4 Keys to Working for Free
How to gain exposure without being exposed.
5 min read
Opinions expressed by Entrepreneur contributors are their own.
As entrepreneurs, we’ve all been asked at one point if we will provide our services free of charge. This usually comes at the request of a nonprofit organization or another entrepreneur in the name of “exposure.” They’ll often make promises about establishing key connections and the possibility of future business. So how do you decide when to say no? The first step in working for exposure without being exposed is to set clear boundaries, and here are four keys to doing just that.
1. State your value.
Given the fact that most people value what they pay for, does it mean working for free might put you in an inferior position? Not necessarily. There can be good reasons to say yes to such an opportunity, whether it’s to build your portfolio, increase brand awareness or simply make a positive impact towards a cause you believe in. So you might be wondering: How can you establish and maintain your value while also working for free? The solution lies in creating a systematic process.
My mission is to support women in the launch and growth of their business, and I’m frequently asked to speak on this subject … for free. One of the ways I create boundaries and establish my value is by by putting each request through the same process, regardless of whether it’s a paid offer or pro bono.
You may have heard the saying, “There’s an app for that,” but there also should be a saying, “There’s a form for that.” I actually created such a form to gather details about the event (location, length of talk, number and profile of attendees, etc.) that also outlines speaking fees, clearly stated in black and white. Below these fees is an open field, which allows the applicant to state its case as to why they would like me to waive my fees. Then I can decide to accept or deny the request. Don’t get me wrong; I often do speak for free at universities and for small nonprofit organizations, but at least they know the value of what they’receiving. You’d be surprised how requiring people to fill out a form reduces the number of work-for-free requests you receive.
2. Plan ahead for giving back.
Being a business owner means juggling many responsibilities and decisions. It is estimated that an average person makes 35,000 decisions per day. Decision fatigue is a real thing! When doing your annual strategic planning, include how much of your time and means you want to contribute to the causes you love. Consider giving a percentage of your total work, number of hours per month or number of times per year.

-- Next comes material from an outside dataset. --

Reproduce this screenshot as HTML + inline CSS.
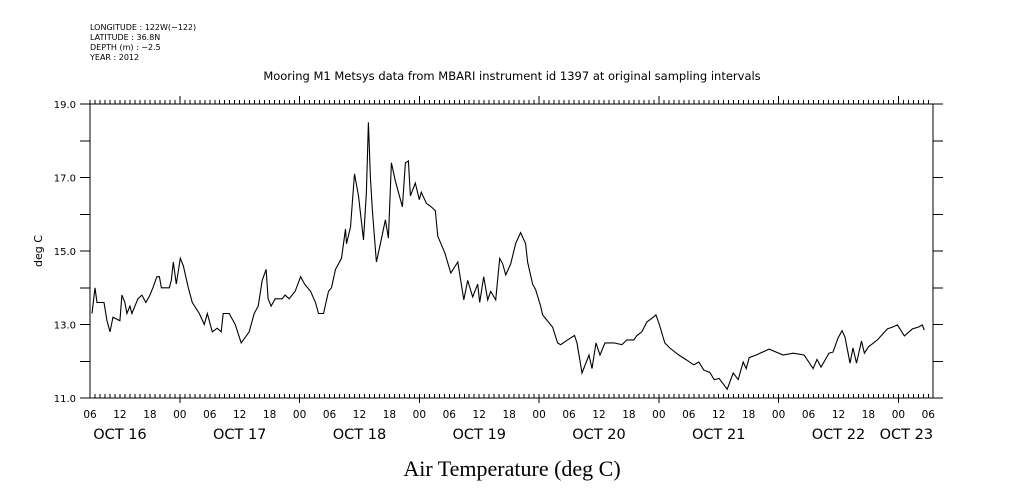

Every year, San Dieg-based marketing company Office of Awesome grants one deserving nonprofit with a free brand architecture, valued at $30,000. They call it the Great Brand Search. Organizations that nominate themselves for the contest must have a viable business model, commitment to provide value to their clients and the ability to execute on a strategy to grow their brand. The company uses panel of experts to help choose the winning organization, which recieves a review of its business model, product line, positioning and marketing. It’s a win-win, because the organization receives significant support and the Office of Awesome has an incredible story to tell future customers.
3. Find an online solution.
When someone asks you to support their organization by giving your time or talent, don’t be afraid to give a little of the legwork back to them. Many coworking spaces receive requests to donate free memberships to support an organization’s silent-auction fundraising efforts. We filter all our inquiries through an amazing platform called DonationMatch.com that not only verifies the organization’s 501c3 status but also creates a printable gift certificate the nonprofit can download instantly. We don’t have to do a thing!
4. Craft your giving mission.
Most businesses understand the importance of having a mission and vision statement as a guiding force for their company and brand. Have you considered your giving mission, one that tells the world how you give back? Ours is posted on our website’s community page and directs inquiries to this area so organizations can determine if our missions align. This relieves you from being the “bad guy.” You can simply say, “We choose to give to organizations which align with our giving mission.” I also recommend including a link to a form where organizations can apply; again, create a process around it. Finally, we give the nonprofits we choose to support extra exposure by listing them on our site.
While it can feel good to say yes to requests for help, overextending ourselves means there’s less of us to give to our paying clients. By planning ahead, creating streamlined processes and utilizing technology, you will be empowered as a business owner to really make a difference in the causes you believe in.